BEGIN DATA SECTION

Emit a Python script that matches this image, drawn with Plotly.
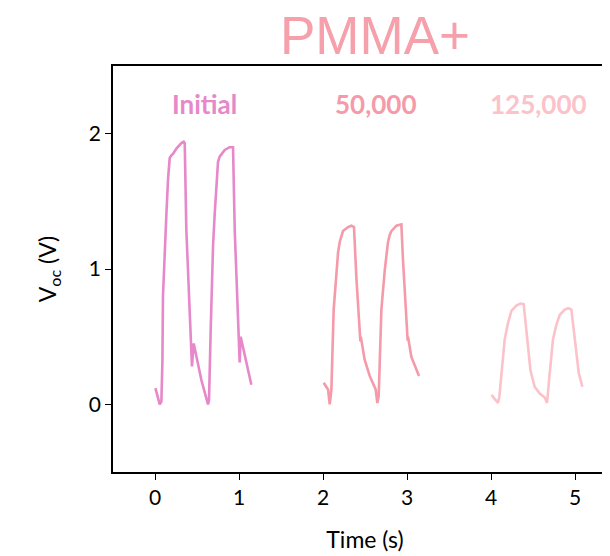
import plotly.graph_objects as go

# ---- data ----
t_initial = [0.005, 0.056, 0.076, 0.088, 0.095, 0.115, 0.136, 0.155, 0.175, 0.195, 0.214, 0.255,
             0.314, 0.342, 0.354, 0.373, 0.413, 0.44,
             0.461, 0.552, 0.631, 0.643, 0.663, 0.671, 0.691, 0.711, 0.731, 0.75, 0.77, 0.79,
             0.83, 0.889, 0.929, 0.949, 0.988, 1.008, 1.02, 1.147]
v_initial = [0.12, 0.0, 0.02, 0.31, 0.80, 1.17, 1.41, 1.66, 1.82, 1.84, 1.85, 1.89,
             1.93, 1.94, 1.93, 1.29, 0.68, 0.28,
             0.45, 0.18, 0.0, 0.03, 0.55, 0.80, 1.17, 1.41, 1.66, 1.79, 1.83, 1.85,
             1.88, 1.90, 1.90, 1.29, 0.55, 0.31, 0.50, 0.145]

t_50k = [2.008, 2.06, 2.08, 2.10, 2.127, 2.159, 2.179, 2.199, 2.219, 2.238, 2.298, 2.337, 2.369,
         2.38, 2.397, 2.417, 2.437, 2.445, 2.45, 2.496, 2.556, 2.627, 2.647, 2.663, 2.695,
         2.735, 2.755, 2.774, 2.794, 2.814, 2.874, 2.933, 2.952, 2.98, 3.004, 3.008, 3.012,
         3.052, 3.143]
v_50k = [0.16, 0.11, 0.0, 0.11, 0.70, 0.99, 1.12, 1.20, 1.24, 1.28, 1.31, 1.32, 1.31,
         1.15, 0.94, 0.74, 0.55, 0.465, 0.50, 0.33, 0.21, 0.11, 0.01, 0.06, 0.70,
         0.99, 1.12, 1.20, 1.25, 1.28, 1.32, 1.33, 1.07, 0.78, 0.55, 0.47, 0.50,
         0.35, 0.21]

t_125k = [4.005, 4.083, 4.10, 4.124, 4.163, 4.202, 4.243, 4.302, 4.35, 4.389, 4.421, 4.461, 4.47,
          4.52, 4.58, 4.64, 4.667, 4.699, 4.738, 4.779, 4.818, 4.877, 4.92, 4.957, 4.996, 5.036,
          5.045, 5.088]
v_125k = [0.07, 0.01, 0.06, 0.23, 0.48, 0.60, 0.69, 0.73, 0.745, 0.74, 0.53, 0.28, 0.25,
          0.13, 0.08, 0.05, 0.01, 0.23, 0.48, 0.59, 0.66, 0.70, 0.71, 0.70, 0.48, 0.28,
          0.23, 0.13]

series_names = ["Initial", "50,000", "125,000"]
series_colors = ["#e688c9", "#f59aa9", "#fbc2ca"]
label_x = [0.59, 2.63, 4.57]
label_y = [2.22, 2.22, 2.22]

x_ticks = [0, 1, 2, 3, 4, 5]
y_ticks = [0, 1, 2]

fig = go.Figure()
for t, v, name, col in zip([t_initial, t_50k, t_125k], [v_initial, v_50k, v_125k],
                           series_names, series_colors):
    fig.add_trace(go.Scatter(x=t, y=v, mode="lines", name=name,
                             line=dict(color=col, width=2.6), showlegend=False))

for name, col, lx, ly in zip(series_names, series_colors, label_x, label_y):
    fig.add_annotation(x=lx, y=ly, text=name, showarrow=False, xref="x", yref="y",
                       font=dict(family="Lato", size=26, color=col, weight="bold"))

fig.update_layout(
    width=610, height=556,
    margin=dict(l=105, r=1, t=58, b=92),
    paper_bgcolor="white", plot_bgcolor="white",
    title=dict(text="PMMA+", x=367 / 610, xanchor="center", y=1 - 27 / 556, yanchor="middle",
               font=dict(family="Liberation Sans", size=53, color="#f5a0ab")),
    font=dict(family="Lato", color="black"),
    xaxis=dict(range=[-0.5, 5.5], tickvals=x_ticks, ticks="outside", ticklen=6, tickwidth=1.2,
               tickcolor="black", showline=True, linecolor="black", linewidth=1.5, mirror=True,
               showgrid=False, zeroline=False, tickfont=dict(size=21, family="Lato"),
               title=dict(text="Time (s)", font=dict(size=23, family="Lato"), standoff=24)),
    yaxis=dict(range=[-0.5, 2.5], tickvals=y_ticks, ticks="outside", ticklen=6, tickwidth=1.2,
               tickcolor="black", showline=True, linecolor="black", linewidth=1.5, mirror=False,
               showgrid=False, zeroline=False, tickfont=dict(size=21, family="Lato"),
               title=dict(text="V<sub>oc</sub> (V)", font=dict(size=23, family="Lato"), standoff=26)),
)

fig.write_html("out.html")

END DATA SECTION

(WHAT THIS TASK INVOLVES)
Exactly restate the lines from the beginning of the data through the line with "1.88, 1.90, 1.90, 1.29, 0.55, 0.31, 0.50, 0.145]", and no others, keeping pictures out.

(EXERCISE ANSWER)
Emit a Python script that matches this image, drawn with Plotly.
import plotly.graph_objects as go

# ---- data ----
t_initial = [0.005, 0.056, 0.076, 0.088, 0.095, 0.115, 0.136, 0.155, 0.175, 0.195, 0.214, 0.255,
             0.314, 0.342, 0.354, 0.373, 0.413, 0.44,
             0.461, 0.552, 0.631, 0.643, 0.663, 0.671, 0.691, 0.711, 0.731, 0.75, 0.77, 0.79,
             0.83, 0.889, 0.929, 0.949, 0.988, 1.008, 1.02, 1.147]
v_initial = [0.12, 0.0, 0.02, 0.31, 0.80, 1.17, 1.41, 1.66, 1.82, 1.84, 1.85, 1.89,
             1.93, 1.94, 1.93, 1.29, 0.68, 0.28,
             0.45, 0.18, 0.0, 0.03, 0.55, 0.80, 1.17, 1.41, 1.66, 1.79, 1.83, 1.85,
             1.88, 1.90, 1.90, 1.29, 0.55, 0.31, 0.50, 0.145]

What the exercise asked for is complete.